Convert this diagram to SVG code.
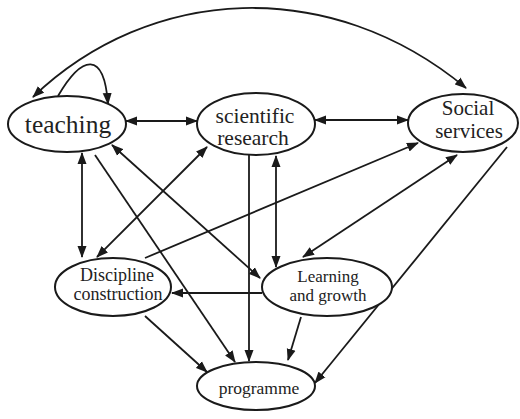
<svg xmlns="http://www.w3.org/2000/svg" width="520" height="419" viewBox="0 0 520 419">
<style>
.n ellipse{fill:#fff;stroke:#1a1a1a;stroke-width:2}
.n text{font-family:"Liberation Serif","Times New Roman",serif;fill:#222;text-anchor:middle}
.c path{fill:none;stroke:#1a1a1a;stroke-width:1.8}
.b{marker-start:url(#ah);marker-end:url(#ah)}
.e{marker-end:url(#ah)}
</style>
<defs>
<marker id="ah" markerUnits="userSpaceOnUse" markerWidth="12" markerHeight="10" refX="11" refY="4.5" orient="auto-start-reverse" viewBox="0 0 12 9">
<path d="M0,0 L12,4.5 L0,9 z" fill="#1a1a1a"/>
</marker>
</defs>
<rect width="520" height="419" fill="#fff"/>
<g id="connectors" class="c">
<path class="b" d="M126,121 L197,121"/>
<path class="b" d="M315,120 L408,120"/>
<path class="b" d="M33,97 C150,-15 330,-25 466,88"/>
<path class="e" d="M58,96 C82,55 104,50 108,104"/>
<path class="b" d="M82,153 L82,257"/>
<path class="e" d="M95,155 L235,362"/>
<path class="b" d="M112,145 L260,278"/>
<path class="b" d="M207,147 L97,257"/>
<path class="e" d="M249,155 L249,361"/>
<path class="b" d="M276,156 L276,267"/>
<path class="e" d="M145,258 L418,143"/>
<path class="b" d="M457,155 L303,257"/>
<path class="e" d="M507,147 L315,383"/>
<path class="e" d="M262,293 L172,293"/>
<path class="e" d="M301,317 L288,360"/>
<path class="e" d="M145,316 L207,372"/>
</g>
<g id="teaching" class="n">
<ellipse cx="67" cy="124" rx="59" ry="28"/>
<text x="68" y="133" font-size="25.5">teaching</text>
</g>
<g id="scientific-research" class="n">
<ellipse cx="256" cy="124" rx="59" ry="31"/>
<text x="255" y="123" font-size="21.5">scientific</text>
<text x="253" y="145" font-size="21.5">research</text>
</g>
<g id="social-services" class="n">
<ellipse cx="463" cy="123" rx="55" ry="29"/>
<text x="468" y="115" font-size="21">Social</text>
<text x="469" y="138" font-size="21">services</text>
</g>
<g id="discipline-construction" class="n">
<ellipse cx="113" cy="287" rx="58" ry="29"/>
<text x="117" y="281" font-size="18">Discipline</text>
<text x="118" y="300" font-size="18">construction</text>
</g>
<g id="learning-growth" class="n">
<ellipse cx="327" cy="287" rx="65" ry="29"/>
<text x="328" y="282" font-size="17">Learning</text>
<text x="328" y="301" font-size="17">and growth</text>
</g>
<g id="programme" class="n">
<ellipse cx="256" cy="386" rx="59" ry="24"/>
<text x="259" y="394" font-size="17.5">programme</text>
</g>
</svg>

__EXERCISE TASK__: Repeat the data exactly, excluding the pictures.

__EXPECTED OUTPUT__:
Convert this diagram to SVG code.
<svg xmlns="http://www.w3.org/2000/svg" width="520" height="419" viewBox="0 0 520 419">
<style>
.n ellipse{fill:#fff;stroke:#1a1a1a;stroke-width:2}
.n text{font-family:"Liberation Serif","Times New Roman",serif;fill:#222;text-anchor:middle}
.c path{fill:none;stroke:#1a1a1a;stroke-width:1.8}
.b{marker-start:url(#ah);marker-end:url(#ah)}
.e{marker-end:url(#ah)}
</style>
<defs>
<marker id="ah" markerUnits="userSpaceOnUse" markerWidth="12" markerHeight="10" refX="11" refY="4.5" orient="auto-start-reverse" viewBox="0 0 12 9">
<path d="M0,0 L12,4.5 L0,9 z" fill="#1a1a1a"/>
</marker>
</defs>
<rect width="520" height="419" fill="#fff"/>
<g id="connectors" class="c">
<path class="b" d="M126,121 L197,121"/>
<path class="b" d="M315,120 L408,120"/>
<path class="b" d="M33,97 C150,-15 330,-25 466,88"/>
<path class="e" d="M58,96 C82,55 104,50 108,104"/>
<path class="b" d="M82,153 L82,257"/>
<path class="e" d="M95,155 L235,362"/>
<path class="b" d="M112,145 L260,278"/>
<path class="b" d="M207,147 L97,257"/>
<path class="e" d="M249,155 L249,361"/>
<path class="b" d="M276,156 L276,267"/>
<path class="e" d="M145,258 L418,143"/>
<path class="b" d="M457,155 L303,257"/>
<path class="e" d="M507,147 L315,383"/>
<path class="e" d="M262,293 L172,293"/>
<path class="e" d="M301,317 L288,360"/>
<path class="e" d="M145,316 L207,372"/>
</g>
<g id="teaching" class="n">
<ellipse cx="67" cy="124" rx="59" ry="28"/>
<text x="68" y="133" font-size="25.5">teaching</text>
</g>
<g id="scientific-research" class="n">
<ellipse cx="256" cy="124" rx="59" ry="31"/>
<text x="255" y="123" font-size="21.5">scientific</text>
<text x="253" y="145" font-size="21.5">research</text>
</g>
<g id="social-services" class="n">
<ellipse cx="463" cy="123" rx="55" ry="29"/>
<text x="468" y="115" font-size="21">Social</text>
<text x="469" y="138" font-size="21">services</text>
</g>
<g id="discipline-construction" class="n">
<ellipse cx="113" cy="287" rx="58" ry="29"/>
<text x="117" y="281" font-size="18">Discipline</text>
<text x="118" y="300" font-size="18">construction</text>
</g>
<g id="learning-growth" class="n">
<ellipse cx="327" cy="287" rx="65" ry="29"/>
<text x="328" y="282" font-size="17">Learning</text>
<text x="328" y="301" font-size="17">and growth</text>
</g>
<g id="programme" class="n">
<ellipse cx="256" cy="386" rx="59" ry="24"/>
<text x="259" y="394" font-size="17.5">programme</text>
</g>
</svg>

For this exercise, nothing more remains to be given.